For brand compliance specifically, the evaluation should include a realistic test of the template lockdown with your actual brand guidelines, not a demo using the vendor’s showcase templates. It should include a test of the approval workflow with your actual approval requirements, not a simplified version. And it should include an honest assessment of whether your internal team has the capacity to configure and maintain the system, because these platforms require ongoing governance, not just initial setup.

The case for why marketing automation alone is not enough applies here. A brand compliance platform without a functioning governance model behind it is an expensive way to create the appearance of control without the reality of it.

One practical test I recommend: give the platform to three people from the teams most likely to produce off-brand assets, not the brand team, and ask them to produce a simple asset without any training. What they do, and what the platform allows them to do, will tell you more than any vendor demonstration.

The measurable impact of well-implemented automation is real, but it depends entirely on the quality of the implementation. That is as true for brand compliance automation as it is for lead nurturing or campaign management.

For a broader view of how these platforms fit into the wider marketing automation landscape, the Marketing Automation hub covers platform selection, stack architecture, and implementation considerations across the full range of automation use cases.

The Honest Summary

There is no single platform in this category that handles every aspect of brand compliance automation at enterprise scale without trade-offs. Bynder is strong on asset governance and weaker on creation-stage compliance. Marq is strong on template lockdown and weaker on enterprise DAM depth. Optimizely is strong on content workflow governance and requires more infrastructure around it for visual brand compliance. Salesforce and Adobe are strong on campaign execution compliance and weaker on broader brand asset governance.

The right answer for most large organisations is a combination of two or three tools working together, with clear ownership of each layer of the governance model. The wrong answer is buying the platform with the best sales pitch and hoping it covers everything.

I have seen the results of both approaches. The organisations that get brand compliance right at scale are the ones that treat it as a governance problem first and a technology problem second. The platform is the mechanism. The governance model is what actually protects the brand.

About the Author

Keith Lacy is a marketing strategist and former agency CEO with 20+ years of experience across agency leadership, performance marketing, and commercial strategy. He writes The Marketing Juice to cut through the noise and share what works.

Frequently Asked Questions

What is brand compliance automation in enterprise marketing platforms?
Brand compliance automation refers to the use of technology to enforce brand standards at the point of asset creation and distribution, rather than through manual review after the fact.

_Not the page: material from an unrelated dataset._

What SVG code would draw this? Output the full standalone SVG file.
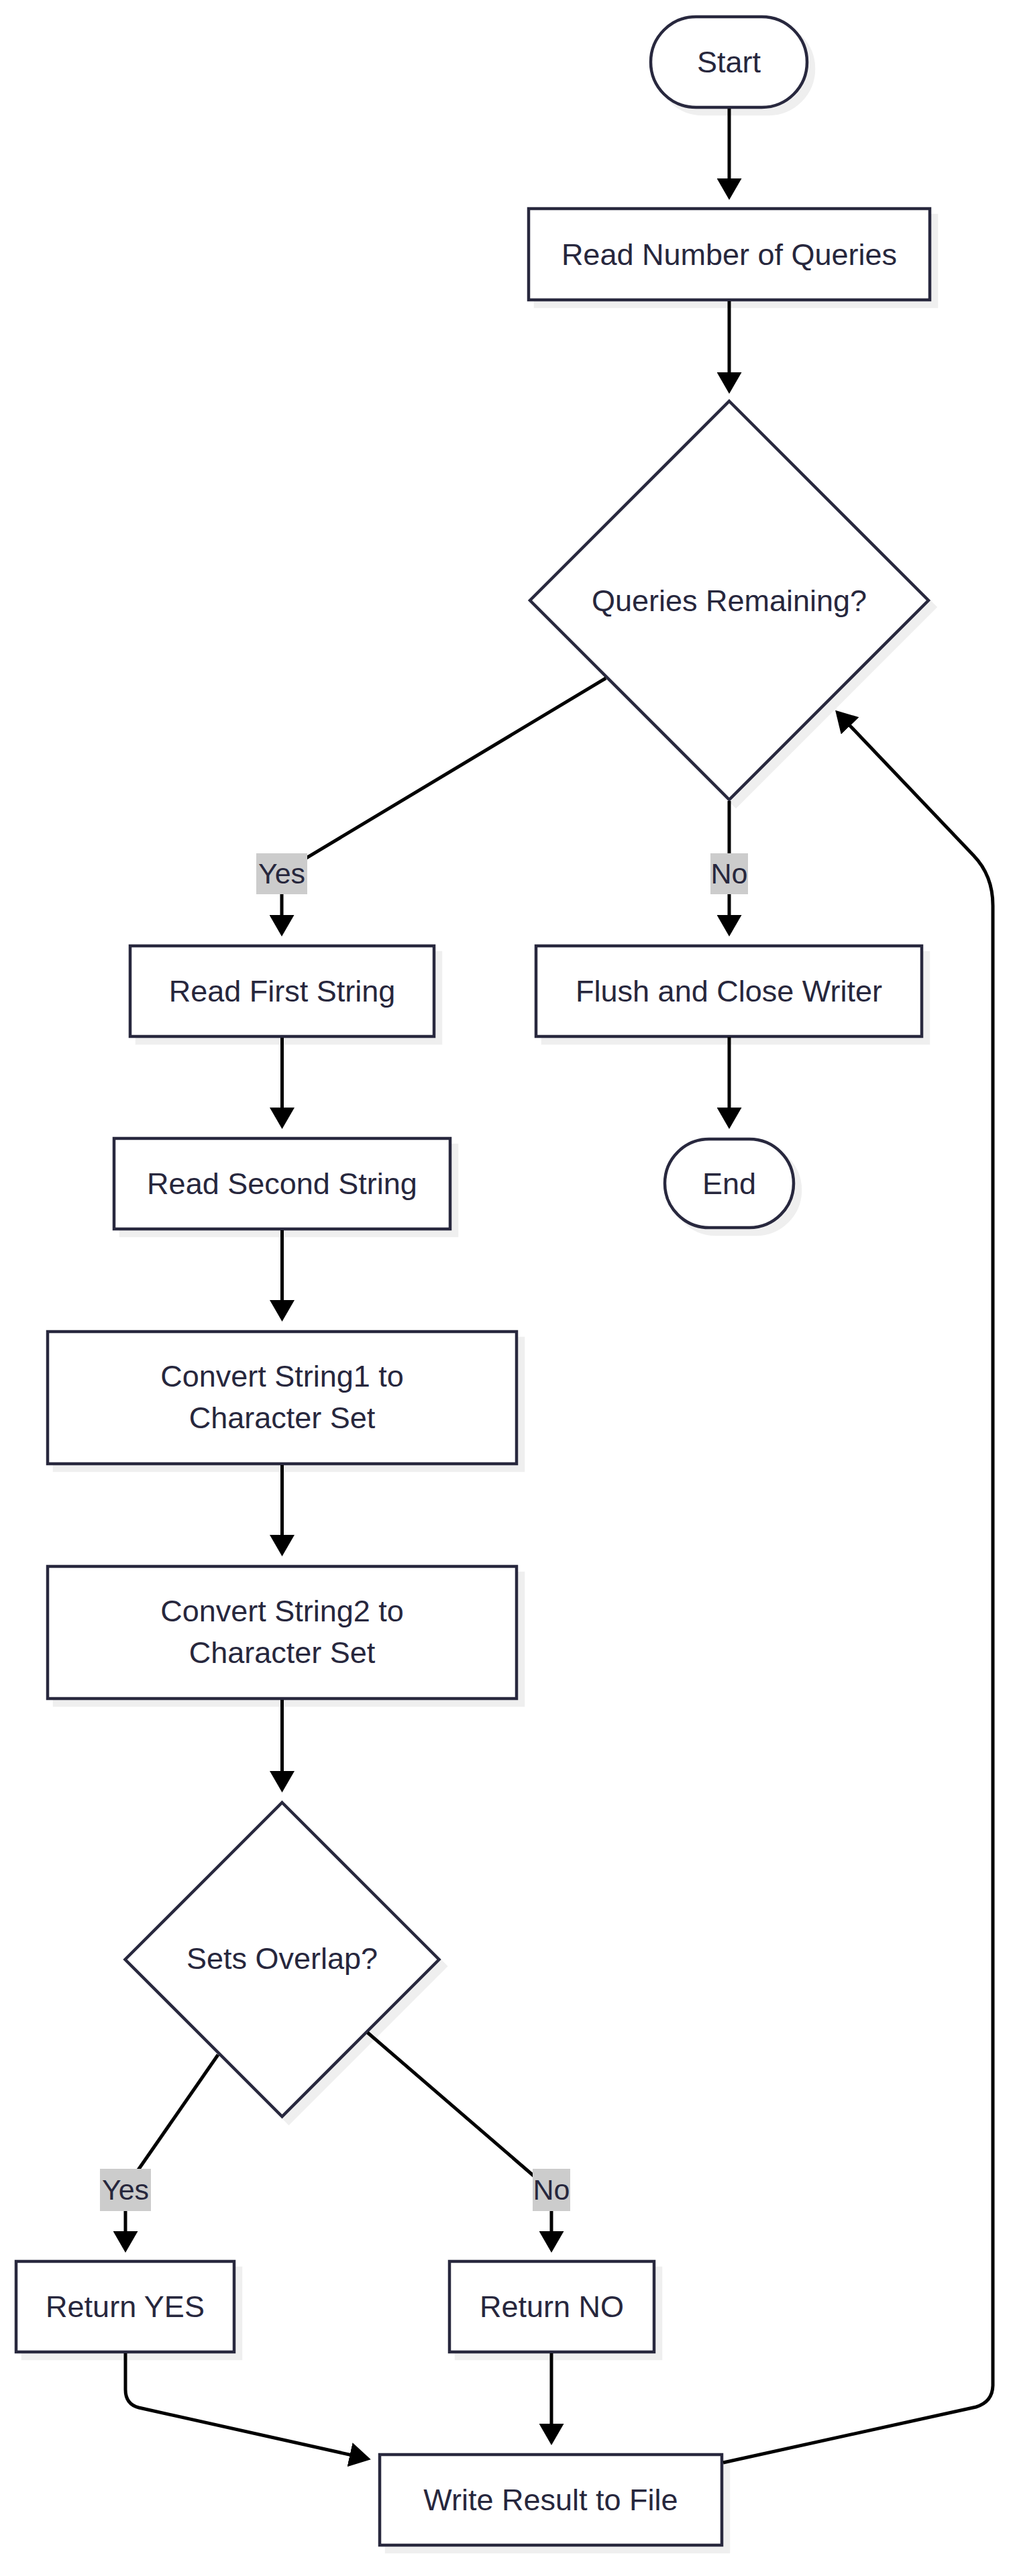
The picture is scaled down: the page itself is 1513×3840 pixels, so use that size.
<svg xmlns="http://www.w3.org/2000/svg" width="1513" height="3840" viewBox="0 0 1513 3840">
<style>
.bg{fill:#ffffff}
.shape{fill:#ffffff;stroke:#28283e;stroke-width:4.5}
.shadow{fill:#efefef;stroke:#efefef;stroke-width:4.5}
.edge{fill:none;stroke:#000000;stroke-width:5;marker-end:url(#arr)}
.lblbox{fill:#cccccc}
text{font-family:"Liberation Sans",Arial,sans-serif;font-size:45px;fill:#27273d;text-anchor:middle}
.lbl{font-size:43px}
</style>
<defs>
<marker id="arr" markerUnits="userSpaceOnUse" viewBox="0 0 32 37" markerWidth="32" markerHeight="37" refX="22" refY="18.5" orient="auto">
<path d="M0,0 L32,18.5 L0,37 z" fill="#000000"/>
</marker>
</defs>
<rect class="bg" x="0" y="0" width="1513" height="3840"/>

<g id="nodes">
<g id="start">
<rect class="shadow" x="980" y="35" width="233" height="135" rx="67.5"/>
<rect class="shape" x="970" y="25" width="233" height="135" rx="67.5"/>
<text x="1086.5" y="108">Start</text>
</g>
<g id="readNumber">
<rect class="shadow" x="798" y="321" width="598" height="136"/>
<rect class="shape" x="788" y="311" width="598" height="136"/>
<text x="1087" y="394.5">Read Number of Queries</text>
</g>
<g id="queriesRemaining">
<polygon class="shadow" points="1097,608 1394,905 1097,1202 800,905"/>
<polygon class="shape" points="1087,598 1384,895 1087,1192 790,895"/>
<text x="1087" y="910.5">Queries Remaining?</text>
</g>
<g id="readFirst">
<rect class="shadow" x="204" y="1420" width="453" height="135"/>
<rect class="shape" x="194" y="1410" width="453" height="135"/>
<text x="420.5" y="1493">Read First String</text>
</g>
<g id="flush">
<rect class="shadow" x="809" y="1420" width="575" height="135"/>
<rect class="shape" x="799" y="1410" width="575" height="135"/>
<text x="1086.5" y="1493">Flush and Close Writer</text>
</g>
<g id="readSecond">
<rect class="shadow" x="180" y="1707" width="501" height="135"/>
<rect class="shape" x="170" y="1697" width="501" height="135"/>
<text x="420.5" y="1780">Read Second String</text>
</g>
<g id="end">
<rect class="shadow" x="1001" y="1708" width="192" height="132" rx="66"/>
<rect class="shape" x="991" y="1698" width="192" height="132" rx="66"/>
<text x="1087" y="1780">End</text>
</g>
<g id="convert1">
<rect class="shadow" x="81" y="1995" width="699" height="197"/>
<rect class="shape" x="71" y="1985" width="699" height="197"/>
<text x="420.5" y="2067">Convert String1 to</text>
<text x="420.5" y="2129">Character Set</text>
</g>
<g id="convert2">
<rect class="shadow" x="81" y="2345" width="699" height="197"/>
<rect class="shape" x="71" y="2335" width="699" height="197"/>
<text x="420.5" y="2417">Convert String2 to</text>
<text x="420.5" y="2479">Character Set</text>
</g>
<g id="setsOverlap">
<polygon class="shadow" points="430.5,2697 664.5,2931 430.5,3165 196.5,2931"/>
<polygon class="shape" points="420.5,2687 654.5,2921 420.5,3155 186.5,2921"/>
<text x="420.5" y="2935">Sets Overlap?</text>
</g>
<g id="returnYes">
<rect class="shadow" x="34" y="3381" width="325" height="135"/>
<rect class="shape" x="24" y="3371" width="325" height="135"/>
<text x="186.5" y="3454">Return YES</text>
</g>
<g id="returnNo">
<rect class="shadow" x="680" y="3381" width="305" height="135"/>
<rect class="shape" x="670" y="3371" width="305" height="135"/>
<text x="822.5" y="3454">Return NO</text>
</g>
<g id="writeResult">
<rect class="shadow" x="576" y="3669" width="510" height="135"/>
<rect class="shape" x="566" y="3659" width="510" height="135"/>
<text x="821" y="3742">Write Result to File</text>
</g>
</g>

<g id="connectors">
<path class="edge" d="M1087,162 L1087,288"/>
<path class="edge" d="M1087,449 L1087,577"/>
<path class="edge" d="M903,1011 L440,1289 Q420,1301 420,1320 L420,1386"/>
<path class="edge" d="M1087,1194 L1087,1386"/>
<path class="edge" d="M420.5,1547 L420.5,1673"/>
<path class="edge" d="M1087,1546 L1087,1673"/>
<path class="edge" d="M420.5,1834 L420.5,1960"/>
<path class="edge" d="M420.5,2184 L420.5,2310"/>
<path class="edge" d="M420.5,2534 L420.5,2662"/>
<path class="edge" d="M325,3063 L196,3249 Q187,3262 187,3276 L187,3348"/>
<path class="edge" d="M548,3030 L810,3256 Q822,3266 822,3280 L822,3348"/>
<path class="edge" d="M187,3508 L187,3562 Q187,3584 207,3589 L543,3664"/>
<path class="edge" d="M822,3508 L822,3635"/>
<path class="edge" d="M1078,3671 L1455,3588 Q1480,3580 1480,3555 L1480,1350 Q1480,1305 1451,1275 L1252,1066"/>
</g>

<g id="edgeLabels">
<g id="labelYes1">
<rect class="lblbox" x="382" y="1272" width="76" height="61"/>
<text class="lbl" x="420" y="1317">Yes</text>
</g>
<g id="labelNo1">
<rect class="lblbox" x="1059" y="1272" width="56" height="61"/>
<text class="lbl" x="1087" y="1317">No</text>
</g>
<g id="labelYes2">
<rect class="lblbox" x="149" y="3233" width="76" height="63"/>
<text class="lbl" x="187" y="3279">Yes</text>
</g>
<g id="labelNo2">
<rect class="lblbox" x="794" y="3233" width="56" height="63"/>
<text class="lbl" x="822" y="3279">No</text>
</g>
</g>
</svg>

This typically includes locked templates, approved asset libraries, role-based access controls, and approval workflows that ensure marketing outputs meet brand guidelines before they reach any channel.
Which enterprise marketing platforms have the strongest brand compliance features?
Marq leads on template-level lockdown for distributed teams. Bynder leads on digital asset management and brand portal governance. Optimizely leads on content workflow and editorial compliance for high-volume operations. The strongest choice depends on where your compliance failures are occurring, whether in asset access, creation, approval, or distribution.
How do brand compliance platforms handle multi-market or franchise requirements?
The best platforms allow field-level template permissions, so local teams can customise specific elements (copy, contact details, regional offers) while brand-critical elements (colours, fonts, logos, layouts) remain locked. Approval routing can also be configured by market or region, so some assets require central approval while others can be approved locally within defined parameters.
What should I do before selecting a brand compliance platform?
Run an audit of your current brand governance failures before evaluating any platform. Identify where off-brand assets are being produced, which teams are producing them, and whether the root cause is access, usability, or approval bottlenecks. Platform selection based on a generic requirements list rather than specific failure modes frequently results in buying a solution that does not address the actual problem.
Can a single platform handle all aspects of brand compliance at enterprise scale?
No single platform currently covers every layer of brand compliance (asset governance, creation-stage controls, approval workflows, and distribution compliance) with equal strength. Most large organisations use a combination of a DAM, a templating tool, and a marketing automation platform, with each handling a specific layer of governance. what matters is ensuring the layers connect and that ownership of each is clearly defined.